> _Your task_
From the listing below, copy only the lines running from the line that contains "Rebuild this chart" to the line that contains "colors = ['#0a19e6', '#00b050', '#006699', '#a6ce39']", both included.

[Raw records]
* * * *
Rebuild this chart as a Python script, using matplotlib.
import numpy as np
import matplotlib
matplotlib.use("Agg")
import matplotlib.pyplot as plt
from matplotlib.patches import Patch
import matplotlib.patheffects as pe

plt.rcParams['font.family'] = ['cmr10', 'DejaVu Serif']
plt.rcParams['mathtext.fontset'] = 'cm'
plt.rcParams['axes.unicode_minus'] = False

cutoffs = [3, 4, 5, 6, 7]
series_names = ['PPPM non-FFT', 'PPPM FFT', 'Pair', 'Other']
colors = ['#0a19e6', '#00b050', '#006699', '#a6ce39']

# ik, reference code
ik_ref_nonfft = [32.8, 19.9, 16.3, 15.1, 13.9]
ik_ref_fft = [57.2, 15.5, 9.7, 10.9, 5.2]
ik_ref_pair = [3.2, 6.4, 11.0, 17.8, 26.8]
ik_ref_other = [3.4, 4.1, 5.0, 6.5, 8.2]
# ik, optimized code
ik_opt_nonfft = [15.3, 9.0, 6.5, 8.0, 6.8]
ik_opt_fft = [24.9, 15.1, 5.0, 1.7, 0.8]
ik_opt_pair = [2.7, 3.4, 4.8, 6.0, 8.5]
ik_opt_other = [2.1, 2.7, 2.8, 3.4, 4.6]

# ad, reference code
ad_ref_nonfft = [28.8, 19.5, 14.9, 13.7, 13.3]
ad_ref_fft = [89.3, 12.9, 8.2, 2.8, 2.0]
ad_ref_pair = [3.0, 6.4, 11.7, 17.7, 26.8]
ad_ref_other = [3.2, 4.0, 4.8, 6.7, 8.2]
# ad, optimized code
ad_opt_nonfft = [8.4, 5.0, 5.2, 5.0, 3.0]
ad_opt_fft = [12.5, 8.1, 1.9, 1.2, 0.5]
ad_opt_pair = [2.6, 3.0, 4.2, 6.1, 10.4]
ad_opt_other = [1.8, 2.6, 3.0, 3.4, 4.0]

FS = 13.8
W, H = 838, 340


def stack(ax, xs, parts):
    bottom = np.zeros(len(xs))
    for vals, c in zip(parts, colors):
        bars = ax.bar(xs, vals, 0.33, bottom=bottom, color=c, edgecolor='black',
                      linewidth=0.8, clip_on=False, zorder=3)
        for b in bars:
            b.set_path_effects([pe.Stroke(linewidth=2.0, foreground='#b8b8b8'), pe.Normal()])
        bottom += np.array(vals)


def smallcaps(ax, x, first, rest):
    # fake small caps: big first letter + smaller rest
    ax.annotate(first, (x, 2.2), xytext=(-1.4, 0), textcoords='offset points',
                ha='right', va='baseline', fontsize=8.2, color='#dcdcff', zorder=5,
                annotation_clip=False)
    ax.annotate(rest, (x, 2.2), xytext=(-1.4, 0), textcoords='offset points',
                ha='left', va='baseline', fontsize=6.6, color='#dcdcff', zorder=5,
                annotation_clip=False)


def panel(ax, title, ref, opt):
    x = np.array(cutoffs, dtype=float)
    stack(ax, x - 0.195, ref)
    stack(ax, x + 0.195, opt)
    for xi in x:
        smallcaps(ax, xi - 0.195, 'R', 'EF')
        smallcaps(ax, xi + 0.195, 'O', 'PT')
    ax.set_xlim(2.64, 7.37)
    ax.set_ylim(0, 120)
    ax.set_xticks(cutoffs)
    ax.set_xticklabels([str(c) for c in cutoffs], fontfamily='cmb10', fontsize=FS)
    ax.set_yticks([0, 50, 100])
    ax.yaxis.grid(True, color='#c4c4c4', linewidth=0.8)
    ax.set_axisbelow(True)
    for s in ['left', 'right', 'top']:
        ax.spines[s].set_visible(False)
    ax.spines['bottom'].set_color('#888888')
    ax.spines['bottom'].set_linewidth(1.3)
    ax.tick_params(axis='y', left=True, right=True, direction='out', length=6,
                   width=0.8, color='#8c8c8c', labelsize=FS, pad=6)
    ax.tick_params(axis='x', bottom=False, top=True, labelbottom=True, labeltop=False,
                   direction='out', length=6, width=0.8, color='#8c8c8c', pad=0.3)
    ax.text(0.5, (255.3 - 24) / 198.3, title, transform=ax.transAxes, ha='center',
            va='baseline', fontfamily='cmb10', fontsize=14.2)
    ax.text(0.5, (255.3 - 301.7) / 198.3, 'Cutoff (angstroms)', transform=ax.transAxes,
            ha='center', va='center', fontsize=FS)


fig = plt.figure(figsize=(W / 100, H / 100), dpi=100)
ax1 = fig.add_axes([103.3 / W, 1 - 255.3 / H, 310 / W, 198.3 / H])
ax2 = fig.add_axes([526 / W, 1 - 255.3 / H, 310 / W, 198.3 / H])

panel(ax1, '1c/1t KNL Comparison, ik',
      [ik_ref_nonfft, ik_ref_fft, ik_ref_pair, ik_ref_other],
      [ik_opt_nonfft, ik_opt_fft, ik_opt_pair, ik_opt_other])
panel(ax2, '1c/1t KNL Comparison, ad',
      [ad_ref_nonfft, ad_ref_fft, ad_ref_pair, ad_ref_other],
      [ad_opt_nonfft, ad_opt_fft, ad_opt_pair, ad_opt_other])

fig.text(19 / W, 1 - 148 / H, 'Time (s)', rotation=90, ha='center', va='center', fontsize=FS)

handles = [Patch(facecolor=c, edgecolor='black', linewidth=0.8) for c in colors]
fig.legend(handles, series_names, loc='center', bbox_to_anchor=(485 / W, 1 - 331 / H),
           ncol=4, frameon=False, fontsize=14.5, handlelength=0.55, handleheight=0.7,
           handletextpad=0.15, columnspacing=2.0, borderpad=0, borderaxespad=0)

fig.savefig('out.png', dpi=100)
* * * *
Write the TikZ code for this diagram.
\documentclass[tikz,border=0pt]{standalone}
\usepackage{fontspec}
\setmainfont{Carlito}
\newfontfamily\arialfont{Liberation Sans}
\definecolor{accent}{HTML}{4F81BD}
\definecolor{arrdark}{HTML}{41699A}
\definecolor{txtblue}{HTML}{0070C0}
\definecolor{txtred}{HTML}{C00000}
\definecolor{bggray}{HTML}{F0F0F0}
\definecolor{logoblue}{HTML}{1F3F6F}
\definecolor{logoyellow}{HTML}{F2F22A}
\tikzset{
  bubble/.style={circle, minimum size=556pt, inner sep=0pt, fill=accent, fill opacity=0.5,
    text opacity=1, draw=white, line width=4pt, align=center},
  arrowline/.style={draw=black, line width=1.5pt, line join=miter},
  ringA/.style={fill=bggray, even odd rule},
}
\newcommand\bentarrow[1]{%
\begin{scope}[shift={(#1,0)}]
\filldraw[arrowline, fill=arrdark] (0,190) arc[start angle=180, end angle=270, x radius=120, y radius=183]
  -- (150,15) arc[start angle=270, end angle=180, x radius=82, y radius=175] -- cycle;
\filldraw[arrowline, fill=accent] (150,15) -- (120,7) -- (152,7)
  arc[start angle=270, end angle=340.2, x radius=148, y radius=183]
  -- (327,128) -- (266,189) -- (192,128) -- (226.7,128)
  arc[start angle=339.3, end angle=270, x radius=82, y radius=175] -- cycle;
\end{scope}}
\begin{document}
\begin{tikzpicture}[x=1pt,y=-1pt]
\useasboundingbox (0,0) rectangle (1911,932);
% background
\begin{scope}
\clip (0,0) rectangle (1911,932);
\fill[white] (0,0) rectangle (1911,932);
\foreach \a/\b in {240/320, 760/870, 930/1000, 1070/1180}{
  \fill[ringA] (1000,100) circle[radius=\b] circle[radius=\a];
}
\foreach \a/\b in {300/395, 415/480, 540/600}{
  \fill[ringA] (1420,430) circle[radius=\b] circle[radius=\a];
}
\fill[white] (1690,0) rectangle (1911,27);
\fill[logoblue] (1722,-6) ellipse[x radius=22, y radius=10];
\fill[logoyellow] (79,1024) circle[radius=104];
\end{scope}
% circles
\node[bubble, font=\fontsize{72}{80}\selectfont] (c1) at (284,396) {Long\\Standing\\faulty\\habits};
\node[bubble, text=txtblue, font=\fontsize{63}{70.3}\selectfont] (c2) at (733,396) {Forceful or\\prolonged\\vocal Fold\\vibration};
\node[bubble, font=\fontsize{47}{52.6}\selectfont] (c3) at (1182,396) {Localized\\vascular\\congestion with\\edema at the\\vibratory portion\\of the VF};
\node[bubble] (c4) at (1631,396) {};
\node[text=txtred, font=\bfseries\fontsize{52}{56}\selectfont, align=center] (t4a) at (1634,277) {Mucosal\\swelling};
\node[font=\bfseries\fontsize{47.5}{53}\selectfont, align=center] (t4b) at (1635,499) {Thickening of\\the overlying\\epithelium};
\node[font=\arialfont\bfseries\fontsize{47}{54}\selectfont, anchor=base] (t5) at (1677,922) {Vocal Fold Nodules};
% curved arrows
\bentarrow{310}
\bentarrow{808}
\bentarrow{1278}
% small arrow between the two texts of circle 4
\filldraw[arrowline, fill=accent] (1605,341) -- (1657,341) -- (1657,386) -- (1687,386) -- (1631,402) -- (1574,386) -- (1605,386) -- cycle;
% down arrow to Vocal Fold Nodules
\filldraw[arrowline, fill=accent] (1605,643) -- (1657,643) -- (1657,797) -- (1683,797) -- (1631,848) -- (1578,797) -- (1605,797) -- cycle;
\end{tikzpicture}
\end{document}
* * * *
> _Response for this exercise_
Rebuild this chart as a Python script, using matplotlib.
import numpy as np
import matplotlib
matplotlib.use("Agg")
import matplotlib.pyplot as plt
from matplotlib.patches import Patch
import matplotlib.patheffects as pe

plt.rcParams['font.family'] = ['cmr10', 'DejaVu Serif']
plt.rcParams['mathtext.fontset'] = 'cm'
plt.rcParams['axes.unicode_minus'] = False

cutoffs = [3, 4, 5, 6, 7]
series_names = ['PPPM non-FFT', 'PPPM FFT', 'Pair', 'Other']
colors = ['#0a19e6', '#00b050', '#006699', '#a6ce39']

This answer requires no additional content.